Second law of thermodynamics: Spontaneous cold-to-hot heat transfer in a nonchaotic medium
Yu Qiao, Zhaoru Shang

TL;DR
This paper demonstrates that in nonchaotic media, such as a Knudsen gas, spontaneous heat transfer from cold to hot can occur, challenging the traditional second law of thermodynamics and enabling work extraction from a single heat reservoir.
Contribution
It reveals that nonchaotic, intrinsically nonequilibrium systems can violate the second law of thermodynamics through specific setups, a phenomenon previously not considered in thermodynamics.
Findings
Cold-to-hot heat transfer can occur spontaneously in nonchaotic media.
Such systems can produce work from a single thermal reservoir.

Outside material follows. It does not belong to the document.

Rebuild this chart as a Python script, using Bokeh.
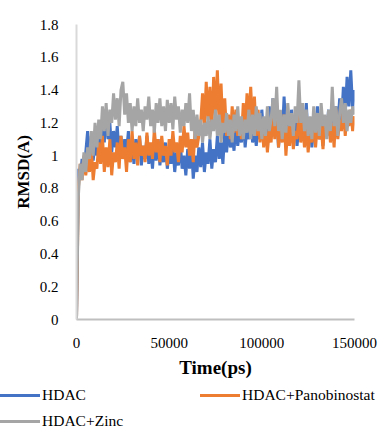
from bokeh.plotting import figure
from bokeh.layouts import column
from bokeh.models import Range1d, FixedTicker, CustomJSTickFormatter, NumeralTickFormatter, Div
from bokeh.embed import file_html
from bokeh.resources import INLINE

time_ps = list(range(0, 151000, 1000))

hdac = [0,
 0.92, 0.86, 0.98, 0.90, 1.02, 1.15, 0.95, 1.12, 0.97, 1.08,
 1.00, 1.18, 1.05, 1.22, 1.08, 1.27, 1.10, 1.20, 1.02, 1.15,
 1.05, 1.18, 1.00, 1.12, 0.98, 1.10, 1.02, 1.15, 0.96, 1.08,
 0.95, 1.10, 1.00, 1.12, 0.94, 1.06, 0.98, 1.12, 0.95, 1.05,
 0.92, 1.08, 0.97, 1.10, 0.94, 1.04, 0.96, 1.08, 0.92, 1.02,
 0.95, 1.06, 0.90, 1.02, 0.94, 1.08, 0.92, 1.00, 0.88, 1.04,
 0.92, 1.06, 0.86, 1.00, 0.90, 1.05, 0.93, 1.08, 0.90, 1.02,
 0.95, 1.10, 0.92, 1.04, 0.96, 1.12, 0.98, 1.08, 0.95, 1.15,
 1.02, 1.18, 1.05, 1.12, 1.03, 1.20, 1.06, 1.15, 1.08, 1.22,
 1.05, 1.18, 1.10, 1.25, 1.08, 1.16, 1.06, 1.20, 1.10, 1.28,
 1.12, 1.22, 1.08, 1.30, 1.15, 1.35, 1.12, 1.25, 1.05, 1.20,
 1.10, 1.36, 1.15, 1.24, 1.08, 1.28, 1.12, 1.22, 1.06, 1.18,
 1.10, 1.26, 1.14, 1.32, 1.08, 1.22, 1.05, 1.18, 1.12, 1.30,
 1.10, 1.20, 1.06, 1.24, 1.12, 1.28, 1.10, 1.22, 1.15, 1.30,
 1.18, 1.35, 1.20, 1.42, 1.25, 1.48, 1.30, 1.52, 1.28, 1.40]

hdac_pano = [0,
 0.80, 0.95, 0.85, 1.00, 0.88, 0.98, 0.90, 1.05, 0.85, 0.96,
 0.92, 1.08, 0.95, 1.12, 0.90, 1.05, 0.93, 1.10, 0.88, 1.02,
 0.96, 1.08, 0.92, 1.12, 0.98, 1.05, 0.90, 1.10, 0.96, 1.15,
 0.98, 1.08, 0.94, 1.12, 1.00, 1.06, 0.96, 1.14, 1.00, 1.08,
 0.98, 1.16, 1.02, 1.10, 0.96, 1.12, 1.00, 1.06, 0.94, 1.10,
 1.00, 1.15, 1.02, 1.08, 0.96, 1.12, 1.02, 1.18, 1.05, 1.14,
 1.00, 1.10, 0.96, 1.16, 1.05, 1.12, 1.20, 1.38, 1.18, 1.45,
 1.22, 1.42, 1.15, 1.48, 1.25, 1.52, 1.20, 1.44, 1.15, 1.35,
 1.12, 1.25, 1.10, 1.30, 1.14, 1.28, 1.12, 1.22, 1.10, 1.32,
 1.15, 1.38, 1.20, 1.42, 1.18, 1.36, 1.12, 1.28, 1.08, 1.22,
 1.05, 1.18, 1.02, 1.15, 1.08, 1.24, 1.10, 1.32, 1.05, 1.20,
 1.08, 1.25, 1.00, 1.18, 1.06, 1.22, 1.04, 1.15, 1.10, 1.26,
 1.08, 1.20, 1.05, 1.18, 1.02, 1.15, 1.08, 1.24, 1.05, 1.20,
 1.10, 1.18, 1.04, 1.22, 1.12, 1.26, 1.08, 1.20, 1.05, 1.28,
 1.10, 1.22, 1.15, 1.30, 1.12, 1.25, 1.18, 1.28, 1.15, 1.24]

hdac_zinc = [0,
 0.75, 0.95, 0.85, 1.02, 0.90, 1.05, 0.98, 1.15, 1.00, 1.20,
 1.05, 1.22, 1.10, 1.30, 1.15, 1.32, 1.12, 1.28, 1.20, 1.38,
 1.22, 1.35, 1.18, 1.40, 1.45, 1.25, 1.38, 1.20, 1.32, 1.15,
 1.30, 1.18, 1.35, 1.20, 1.28, 1.15, 1.30, 1.22, 1.36, 1.18,
 1.28, 1.14, 1.32, 1.20, 1.35, 1.18, 1.30, 1.15, 1.34, 1.20,
 1.32, 1.16, 1.36, 1.22, 1.30, 1.14, 1.28, 1.18, 1.32, 1.20,
 1.38, 1.15, 1.28, 1.10, 1.25, 1.12, 1.22, 1.08, 1.20, 1.12,
 1.24, 1.10, 1.22, 1.15, 1.28, 1.12, 1.25, 1.08, 1.20, 1.14,
 1.26, 1.12, 1.22, 1.08, 1.25, 1.15, 1.30, 1.12, 1.24, 1.10,
 1.22, 1.14, 1.28, 1.10, 1.25, 1.12, 1.30, 1.15, 1.26, 1.10,
 1.24, 1.12, 1.30, 1.15, 1.22, 1.35, 1.18, 1.42, 1.15, 1.28,
 1.10, 1.25, 1.14, 1.32, 1.18, 1.26, 1.12, 1.30, 1.20, 1.46,
 1.20, 1.32, 1.15, 1.28, 1.12, 1.24, 1.10, 1.30, 1.14, 1.26,
 1.12, 1.32, 1.18, 1.25, 1.10, 1.28, 1.15, 1.42, 1.18, 1.30,
 1.12, 1.26, 1.35, 1.20, 1.32, 1.15, 1.28, 1.20, 1.30, 1.25]

series_names = ["HDAC", "HDAC+Panobinostat", "HDAC+Zinc"]
series_colors = ["#4472C4", "#ED7D31", "#A5A5A5"]
x_ticks = [0, 50000, 100000, 150000]
y_ticks = [0, 0.2, 0.4, 0.6, 0.8, 1.0, 1.2, 1.4, 1.6, 1.8]

FONT = "Liberation Serif"

p = figure(width=384, height=380, output_backend="svg", toolbar_location=None,
           x_range=Range1d(0, 150000), y_range=Range1d(0, 1.8),
           min_border_left=76, min_border_right=30, min_border_top=24, min_border_bottom=61)
p.outline_line_color = None
p.xgrid.grid_line_color = None
p.ygrid.grid_line_color = None

for ys, col in zip([hdac, hdac_pano, hdac_zinc], series_colors):
    p.line(time_ps, ys, line_color=col, line_width=3)

p.xaxis.ticker = FixedTicker(ticks=x_ticks)
p.xaxis.formatter = NumeralTickFormatter(format="0")
p.yaxis.ticker = FixedTicker(ticks=y_ticks)
p.yaxis.formatter = CustomJSTickFormatter(code="return String(Math.round(tick*10)/10)")
for ax in (p.xaxis[0], p.yaxis[0]):
    ax.major_tick_line_color = None
    ax.minor_tick_line_color = None
    ax.major_label_text_font = FONT
    ax.major_label_text_font_size = "15px"
    ax.major_label_text_color = "#000000"
    ax.axis_label_text_font = FONT
    ax.axis_label_text_font_style = "bold"
    ax.axis_label_text_color = "#000000"
p.xaxis.axis_label_text_font_size = "19px"
p.yaxis.axis_label_text_font_size = "17px"
p.xaxis.axis_line_color = "#BFBFBF"
p.xaxis.axis_line_width = 2
p.yaxis.axis_line_color = "#D9D9D9"
p.yaxis.axis_line_width = 2
p.xaxis.axis_label = "Time(ps)"
p.yaxis.axis_label = "RMSD(A)"
p.xaxis.major_label_standoff = 12
p.yaxis.major_label_standoff = 12
p.xaxis.axis_label_standoff = 6
p.yaxis.axis_label_standoff = 4

# legend (layout positions only)
leg_left = [0, 200, 0]
leg_cy = [15, 15, 41]
parts = ['<div style="position:relative;width:384px;height:48px;">']
for name, colr, lx, cy in zip(series_names, series_colors, leg_left, leg_cy):
    parts.append(f'<div style="position:absolute;left:{lx}px;top:{cy - 1.5}px;width:40px;height:3px;background:{colr};"></div>')
    parts.append(f'<div style="position:absolute;left:{lx + 42}px;top:{cy - 10}px;line-height:20px;'
                 f'font-family:\'Liberation Serif\',serif;font-size:15.5px;color:#000;white-space:nowrap;">{name}</div>')
parts.append('</div>')
legend_div = Div(text="".join(parts), width=384, height=48, margin=0)

open("out.html", "w").write(file_html(column(p, legend_div, spacing=0), INLINE))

The phenomenon challenges the traditional understanding of the second law.
Abstract
It has long been known that, fundamentally different from a large body of rarefied gas, when a Knudsen gas is immersed in a thermal bath, it may never reach thermal equilibrium. The root cause is nonchaoticity: as the particle-particle collisions are sparse, the particle trajectories tend to be independent of each other. Usually, this counterintuitive phenomenon is studied through kinetic theory and is not considered a thermodynamic problem. In current research, we show that if incorporated in a compound setup, such an intrinsically nonequilibrium behavior has nontrivial consequences and cannot circumvent thermodynamics: cold-to-hot heat transfer may happen spontaneously, either continuously (with an energy barrier) or cyclically (with time-dependent entropy barriers). It allows for production of useful work by absorbing heat from a single thermal reservoir without any other effect. As…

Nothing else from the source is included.